Sharding Strategies
You have a shard key. Now how do you decide which row goes to which shard?
There are three strategies. Each solves a different problem and creates a different one.
Range-Based Sharding#
Divide the key space into contiguous ranges:
Shard 1 → user_id 1 - 25M
Shard 2 → user_id 25M - 50M
Shard 3 → user_id 50M - 75M
Shard 4 → user_id 75M - 100M
Simple to understand and implement. Range queries are fast — all users in a given range sit on the same shard, no scatter-gather needed.
The problem: users sign up sequentially. user_id 99,000,001 goes to Shard 4. user_id 99,000,002 also goes to Shard 4. Every new signup goes to the same shard — the others sit idle while one shard absorbs all writes.
Range-based with time-ordered IDs:
Shard 1 (old users) → occasional reads, almost no writes
Shard 2 (old users) → occasional reads, almost no writes
Shard 3 (old users) → occasional reads, almost no writes
Shard 4 (new users) → ALL new writes ✗
Range-based sharding is useful when you want data locality — archiving old logs and only querying recent ones, for example. But for general user data with sequential IDs, it creates a permanent write hotspot on the latest shard.
Hash-Based Sharding#
Hash the shard key to pick the shard:
Even distribution — no hotspots, no sequential clustering. user_id 1 might hash to Shard 3, user_id 2 to Shard 1, user_id 3 to Shard 3 again. The distribution looks random and is statistically even. This is the standard approach.
The problem: no control over where related data lands. user_id 1 and their best friend might end up on completely different shards. Range queries across shards require hitting every shard and aggregating results — scatter-gather.
Hash-based:
user_id 1 → hash % 4 = 2 → Shard 2
user_id 2 → hash % 4 = 0 → Shard 1 (friend of user 1, different shard)
user_id 3 → hash % 4 = 2 → Shard 2
"Find all of user 1's friends" → must query all shards ✗
Also: naive hash-based sharding (% N) is catastrophic when you add a shard — see 04-Consistent-Hashing.md for the fix.
Directory-Based Sharding#
Instead of a formula, maintain an explicit lookup table — a directory that maps every key to a shard:
Directory (lookup table):
user_id 1 → Shard 2
user_id 2 → Shard 1
user_id 500M → Shard 2 ← deliberately co-located with user 1
Full control over placement. If user 1 and their friends need to live on the same shard for JOIN performance, you can explicitly place them there. Moving a user to a different shard still requires migrating their actual data — copy rows to the new shard, update the directory entry, delete from the old shard. What directory-based sharding avoids is bulk rehashing — you choose exactly which users to move, rather than triggering a mass redistribution every time a new shard is added.
The problem: every single read and write must first consult this directory — an extra network hop on every query. And the directory itself becomes a SPOF — if it goes down, nothing in the system can route anywhere.

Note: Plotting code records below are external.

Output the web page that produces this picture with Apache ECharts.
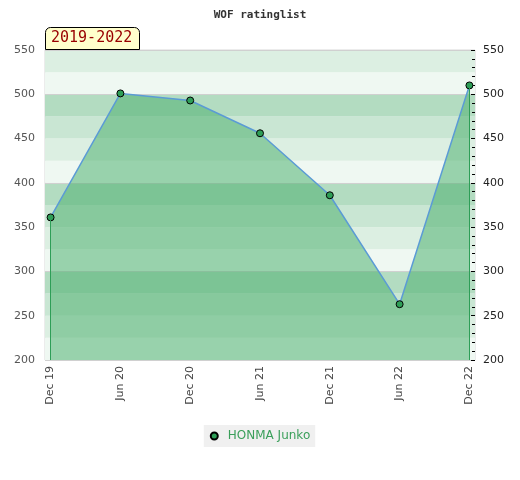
<!DOCTYPE html>
<html><head><meta charset="utf-8">
<script src="https://cdn.jsdelivr.net/npm/echarts@6/dist/echarts.min.js"></script>
<style>html,body{margin:0;padding:0;background:#fff}#c{width:520px;height:480px}</style>
</head><body><div id="c"></div>
<script>
const categories = ['Dec 19','Jun 20','Dec 20','Jun 21','Dec 21','Jun 22','Dec 22'];
const ratings = [361, 501, 493, 456, 386, 263, 510];
const yTicks = [200, 250, 300, 350, 400, 450, 500, 550];
const playerName = 'HONMA Junko';
const periodLabel = '2019-2022';
const titleText = 'WOF ratinglist';

const yMin = yTicks[0], yMax = yTicks[yTicks.length - 1];
const pts = ratings.map((v, i) => [i, v]);
const last = ratings.length - 1;

const chart = echarts.init(document.getElementById('c'));
chart.setOption({
  animation: false,
  title: [
    { text: titleText, left: 'center', top: 5,
      textStyle: { fontFamily: 'DejaVu Sans Mono', fontSize: 11, fontWeight: 'bold', color: '#333' } },
    { text: periodLabel, left: 45, top: 27, backgroundColor: '#ffffcc', borderColor: '#000', borderWidth: 1,
      borderRadius: [5, 5, 0, 0], padding: [4, 7, 4, 6],
      textStyle: { fontFamily: 'DejaVu Sans Mono', fontSize: 15, fontWeight: 'normal', color: '#990000' } }
  ],
  legend: {
    bottom: 33, left: 'center', icon: 'circle', itemWidth: 7, itemHeight: 7, itemGap: 10,
    backgroundColor: '#f0f0f0', padding: [5, 5, 5, 6],
    textStyle: { color: '#3a9f5a', fontFamily: 'DejaVu Sans', fontSize: 12, padding: [0, 0, 0, 5] },
    data: [playerName]
  },
  grid: { left: 45, right: 45, top: 50, bottom: 120, show: true, borderColor: '#d8d8d8', borderWidth: 1, backgroundColor: 'transparent' },
  xAxis: {
    type: 'value', min: -0.08, max: last + 0.08,
    axisLine: { show: false }, axisTick: { show: false }, splitLine: { show: false },
    axisLabel: { customValues: categories.map((c, i) => i), formatter: v => categories[Math.round(v)],
      rotate: 90, margin: 6, color: '#444', fontFamily: 'DejaVu Sans', fontSize: 11 }
  },
  yAxis: [
    { type: 'value', min: yMin, max: yMax, interval: 50, position: 'left',
      axisLine: { show: false }, axisTick: { show: false }, splitLine: { show: false },
      axisLabel: { color: '#555', fontFamily: 'DejaVu Sans', fontSize: 11, margin: 10 } },
    { type: 'value', min: yMin, max: yMax, interval: 50, position: 'right',
      axisLine: { show: false }, axisTick: { show: true, inside: true, length: 4, lineStyle: { color: '#000' } },
      minorTick: { show: true, splitNumber: 5, length: 3, lineStyle: { color: '#000' } },
      splitLine: { show: false },
      axisLabel: { color: '#222', fontFamily: 'DejaVu Sans', fontSize: 11, margin: 8 } },
    { type: 'value', min: yMin, max: yMax, interval: 25, position: 'left', show: true,
      axisLine: { show: false }, axisTick: { show: false }, axisLabel: { show: false }, splitLine: { show: false },
      splitArea: { show: true, areaStyle: { color: ['#eff8f2', '#dcefe2', '#c9e6d3', '#b3dcc1'] } } },
    { type: 'value', min: yMin, max: yMax, interval: 100, position: 'left', show: true,
      axisLine: { show: false }, axisTick: { show: false }, axisLabel: { show: false },
      splitLine: { show: true, lineStyle: { color: '#d0d0d0', width: 1 } } }
  ],
  series: [{
    name: playerName, type: 'line', xAxisIndex: 0, yAxisIndex: 0, data: pts,
    symbol: 'circle', symbolSize: 7,
    itemStyle: { color: '#2e9e57', borderColor: '#000', borderWidth: 1 },
    lineStyle: { color: '#5b9bd5', width: 1.5 },
    areaStyle: { origin: 'start', color: 'rgba(76,175,109,0.53)', opacity: 1 },
    markLine: {
      silent: true, symbol: 'none', label: { show: false },
      lineStyle: { color: '#2e9e57', type: 'solid', width: 1 },
      data: [
        [{ coord: [0, yMin] }, { coord: [0, ratings[0]] }],
        [{ coord: [last, yMin] }, { coord: [last, ratings[last]] }]
      ]
    }
  }]
});
</script></body></html>
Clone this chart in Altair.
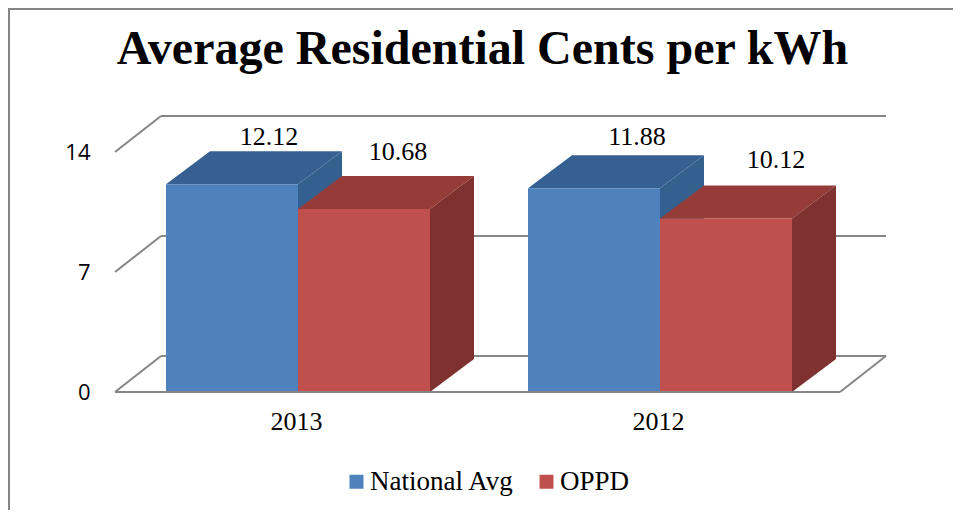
import altair as alt
import pandas as pd

categories = ["2013", "2012"]
series = ["National Avg", "OPPD"]
national_avg = [12.12, 11.88]
oppd = [10.68, 10.12]
y_ticks = [0, 7, 14]

SERIF = "Liberation Serif"
GRID = "#868686"
FRONT = {"National Avg": "#4f81bd", "OPPD": "#c0504d"}
TOP = {"National Avg": "#376092", "OPPD": "#953c39"}
SIDE = {"National Avg": "#33608f", "OPPD": "#7f312f"}

# Geometry, in data units (1 x unit = one category slot, y unit = cents)
BAR_W = 132 / 362
BAR_DX, BAR_DY = 44 / 362, 33 / (240 / 14)
WALL_DX, WALL_DY = 46 / 362, 36 / (240 / 14)
X_MIN, X_MAX = -183 / 362, 542 / 362

x_scale = alt.Scale(domain=[X_MIN, X_MAX], nice=False, zero=False)
y_scale = alt.Scale(domain=[0, 14], nice=False, zero=False)

x_labels = "{" + ",".join(f"'{i}':'{c}'" for i, c in enumerate(categories)) + "}"
y_axis = alt.Axis(values=y_ticks, domain=False, ticks=False, grid=False, labelPadding=25,
                  labelFont="Open Sans", labelFontSize=22, labelColor="#000000", title=None)
x_axis = alt.Axis(values=[0, 1], domain=False, ticks=False, grid=False, labelPadding=16,
                  labelFont=SERIF, labelFontSize=26, labelColor="#000000", labelOffset=-2,
                  labelExpr=f"{x_labels}[datum.value]", labelAngle=0, title=None)


def X():
    return alt.X("x:Q", scale=x_scale, axis=x_axis)


def Y():
    return alt.Y("y:Q", scale=y_scale, axis=y_axis)


# Walls and floor
segs = []
for t in y_ticks:
    segs.append(dict(x=X_MIN, x2=X_MIN + WALL_DX, y=t, y2=t + WALL_DY))
    segs.append(dict(x=X_MIN + WALL_DX, x2=X_MAX + WALL_DX, y=t + WALL_DY, y2=t + WALL_DY))
segs.append(dict(x=X_MAX, x2=X_MAX + WALL_DX, y=0, y2=WALL_DY))

walls = alt.Chart(pd.DataFrame(segs)).mark_rule(color=GRID, strokeWidth=2).encode(
    x=X(), x2="x2:Q", y=Y(), y2="y2:Q")

# Bars
layers = [walls]
values = {"National Avg": national_avg, "OPPD": oppd}
for s_i, s in enumerate(series):
    top_rows, side_rows, front_rows = [], [], []
    for c_i, c in enumerate(categories):
        v = values[s][c_i]
        x0 = c_i + (s_i - 1) * BAR_W
        x1 = x0 + BAR_W
        key = f"{s}{c}"
        top_rows += [dict(k=key, y=v, x=x0, x2=x1),
                     dict(k=key, y=v + BAR_DY, x=x0 + BAR_DX, x2=x1 + BAR_DX)]
        side_rows += [dict(k=key, x=x1, y=0, y2=v),
                      dict(k=key, x=x1 + BAR_DX, y=BAR_DY, y2=v + BAR_DY)]
        front_rows.append(dict(series=s, x=x0, x2=x1, y=0, y2=v))
    layers.append(alt.Chart(pd.DataFrame(top_rows)).mark_area(orient="horizontal", color=TOP[s]).encode(
        x=X(), x2="x2:Q", y=Y(), detail="k:N"))
    layers.append(alt.Chart(pd.DataFrame(side_rows)).mark_area(orient="vertical", color=SIDE[s]).encode(
        x=X(), y=Y(), y2="y2:Q", detail="k:N"))
    layers.append(alt.Chart(pd.DataFrame(front_rows)).mark_rect().encode(
        x=X(), x2="x2:Q", y=Y(), y2="y2:Q",
        color=alt.Color("series:N",
                        scale=alt.Scale(domain=series, range=[FRONT[n] for n in series]),
                        legend=alt.Legend(orient="none", legendX=226, legendY=316, direction="horizontal",
                                          title=None, symbolType="square", symbolSize=196, symbolOffset=2,
                                          symbolStrokeWidth=0, labelFont=SERIF, labelFontSize=27,
                                          labelColor="#000000", labelOffset=0, columnPadding=16,
                                          labelLimit=300))))

# Floor front edge sits over the bars
layers.append(alt.Chart(pd.DataFrame({"x": [X_MIN], "x2": [X_MAX], "y": [0]})).mark_rule(
    color=GRID, strokeWidth=2).encode(x=X(), x2="x2:Q", y=Y()))

# Data labels, each placed by hand like the original
label_pos = {("National Avg", "2013"): (37, -14), ("OPPD", "2013"): (34, -24),
             ("National Avg", "2012"): (43, -18), ("OPPD", "2012"): (50, -26)}
for s_i, s in enumerate(series):
    for c_i, c in enumerate(categories):
        v = values[s][c_i]
        dx, dy = label_pos[(s, c)]
        row = dict(x=c_i + (s_i - 0.5) * BAR_W, y=v + BAR_DY, t=f"{v:.2f}")
        layers.append(alt.Chart(pd.DataFrame([row])).mark_text(
            font=SERIF, fontSize=26, color="#000000", dx=dx, dy=dy, baseline="middle", align="center"
        ).encode(x=X(), y=Y(), text="t:N"))

# Chart frame (left and top edges)
layers.append(alt.Chart(pd.DataFrame({"a": [0]})).mark_rule(color=GRID, strokeWidth=2).encode(
    x=alt.value(-106), y=alt.value(-144), y2=alt.value(358)))
layers.append(alt.Chart(pd.DataFrame({"a": [0]})).mark_rule(color=GRID, strokeWidth=2).encode(
    x=alt.value(-107), x2=alt.value(838), y=alt.value(-143)))

chart = alt.layer(*layers).properties(
    width=725, height=240,
    padding={"left": 107, "top": 144, "right": 113, "bottom": 118},
    autosize=alt.AutoSizeParams(type="none"),
    background="#ffffff",
    title=alt.TitleParams("Average Residential Cents per kWh", font=SERIF, fontWeight="bold", fontSize=48,
                          color="#000000", anchor="middle", dx=5, offset=0, dy=67),
).configure_view(stroke=None)

chart.save("out.html", embed_options={"renderer": "svg", "actions": False})
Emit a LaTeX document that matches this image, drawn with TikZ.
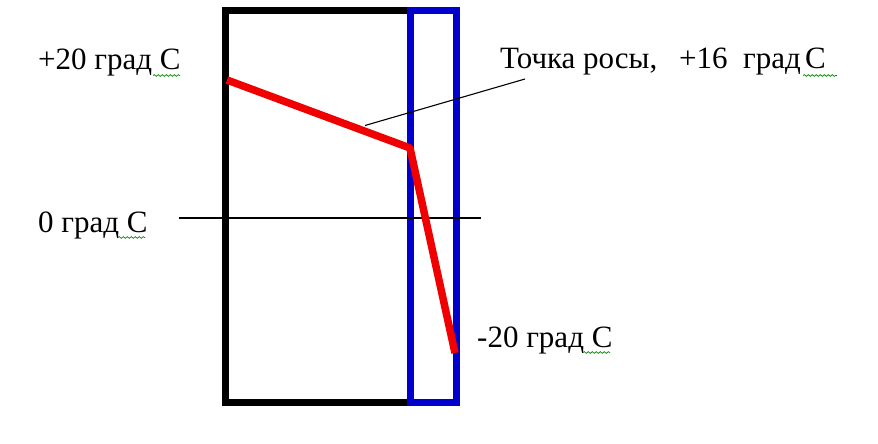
\documentclass[tikz,border=0pt]{standalone}
\usepackage{fontspec}
\setmainfont{Liberation Serif}
\usetikzlibrary{decorations.pathmorphing}
\definecolor{wallblue}{RGB}{0,0,205}
\definecolor{profred}{RGB}{240,0,0}
\begin{document}
\begin{tikzpicture}[x=1pt,y=-1pt,
  lbl/.style={anchor=base west,inner sep=0pt,font=\fontsize{31}{34}\selectfont},
  wall/.style={line width=7pt},
  thin/.style={line width=1.1pt},
  spell/.style={green!55!black,line width=0.7pt,decorate,decoration={snake,amplitude=0.9pt,segment length=4pt}}]
\fill[white] (0,0) rectangle (878,444);
\useasboundingbox (0,0) rectangle (878,444);
% walls
\draw[wall,black] (225.5,10.5) rectangle (410.5,402);
\draw[wall,wallblue] (410.5,10.5) rectangle (456.5,402);
% guide lines
\coordinate (h1) at (179,218);
\coordinate (h2) at (481,218);
\draw[thin] (h1) -- (h2);
\coordinate (p0) at (227,80);
\coordinate (p1) at (410,148);
\coordinate (p2) at (455,353);
\coordinate (lead) at (365,125.5);
\coordinate (leadend) at (525,79);
\draw[thin] (lead) -- (leadend);
% temperature profile
\draw[profred,line width=7.5pt,line join=round] (p0) -- (p1) -- (p2);
% labels
\node[lbl] (t20) at (38,70) {+20 град С};
\node[lbl] (dew) at (500,68) {Точка росы,};
\node[lbl] (t16) at (679,68) {+16};
\node[lbl] (g16) at (743,68) {град};
\node[lbl] (c16) at (805,68) {С};
\node[lbl] (t0) at (38,232) {0 град С};
\node[lbl] (tm20) at (477,347) {-20 град С};
% spell-check marks
\draw[spell] (153,75.5) -- (180,75.5);
\draw[spell] (803,75.5) -- (837,75.5);
\draw[spell] (118,237.5) -- (145,237.5);
\draw[spell] (583,352.5) -- (610,352.5);
\end{tikzpicture}
\end{document}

The directory must be highly available and extremely fast, which means it needs its own replication and caching, adding complexity.
Comparison#
Range-based → split key space into ranges
✓ range queries fast, data locality
✗ sequential inserts hotspot the latest shard
Hash-based → hash the key to pick a shard
✓ even distribution, simple, no hotspots
✗ no control over placement, range queries scatter
Directory-based → explicit lookup table: key → shard
✓ full placement control, easy to move rows
✗ directory is a SPOF + extra network hop on every query
In practice
Most systems use hash-based sharding (or consistent hashing, which improves on it). Directory-based is reserved for cases where co-location is critical and you can afford the operational complexity of maintaining and protecting the directory.